Some time later, Mythic was just Mythic again and another fiefdom at EA, EA Mobile, became in charge of this BioWare-size Ultima project. Too bad it broke EA Mobile's rules of thumb.
"We break many rules on mobile," Gouskos told me. "Too big (size-wise), too connected (they want games to have offline content), dungeons too long (we had some dungeons that were 45 minutes but we added 100 five-minute dungeons to compromise), way too many words (too much localization cost), and not enough free-to-play mechanics. Definitely grateful to EA Mobile for being bold and letting us release this type of game given that it breaks so many rules."
Barnett was happy that EA Mobile took the risk, too. They assume that there can be flukes on mobile, he said. Sometimes a game that shouldn't succeed does, and, hey, most of Ultima Forever wasn't financed by the EA Mobile division of EA, so why not? "Mobile were smart enough to go, 'As we didn't pay for it because it's come to us [nearly] finished yeah, we'll release it. Sure. Because it might be an outlier,'" Barnett said. "They basically get an enormous RPG for free."
Who else got Ultima Forever for free? You.

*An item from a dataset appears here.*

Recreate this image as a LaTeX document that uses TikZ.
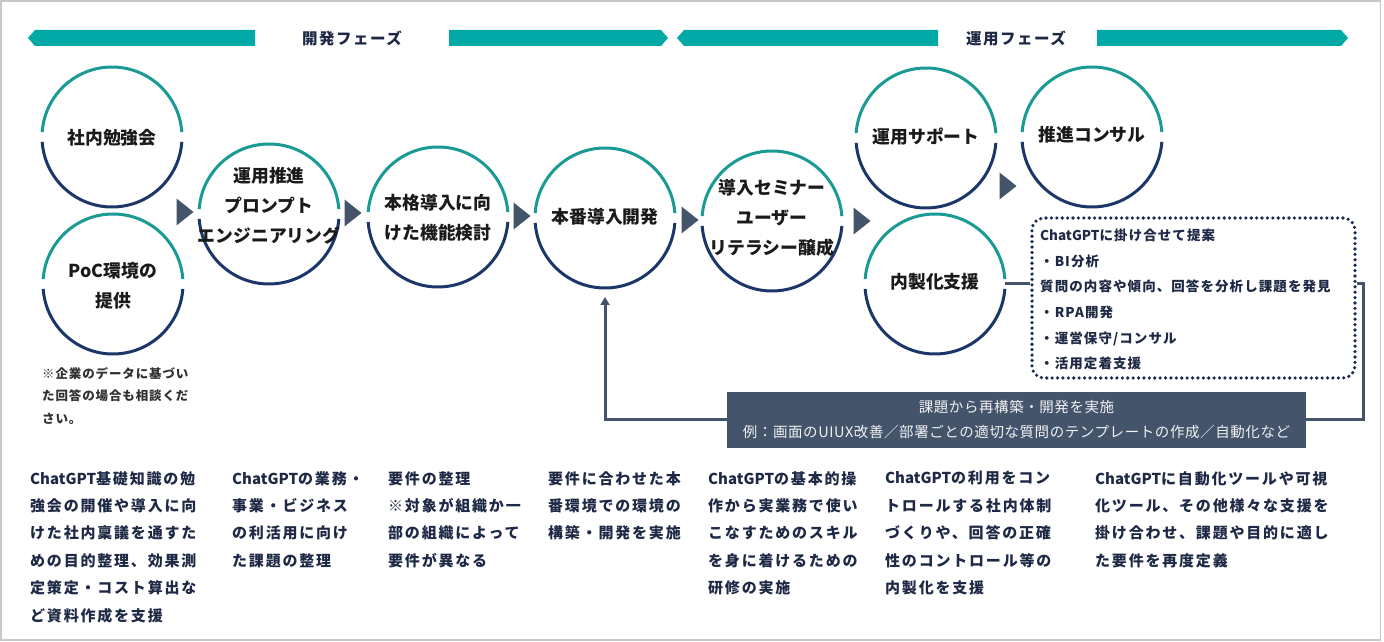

Or you could, if you download it. It's free-to-play, and, yes, that means there's some weirdness. You need keys to do lots of things in the game, and one easy way to get keys is to just buy them with real money. This rubbed our own Mike Fahey the wrong way when he was playing it, but Barnett and Gouskous still describe the game as "immensely free." They can say this, because, they say, they've played it played tons of it without paying a thing.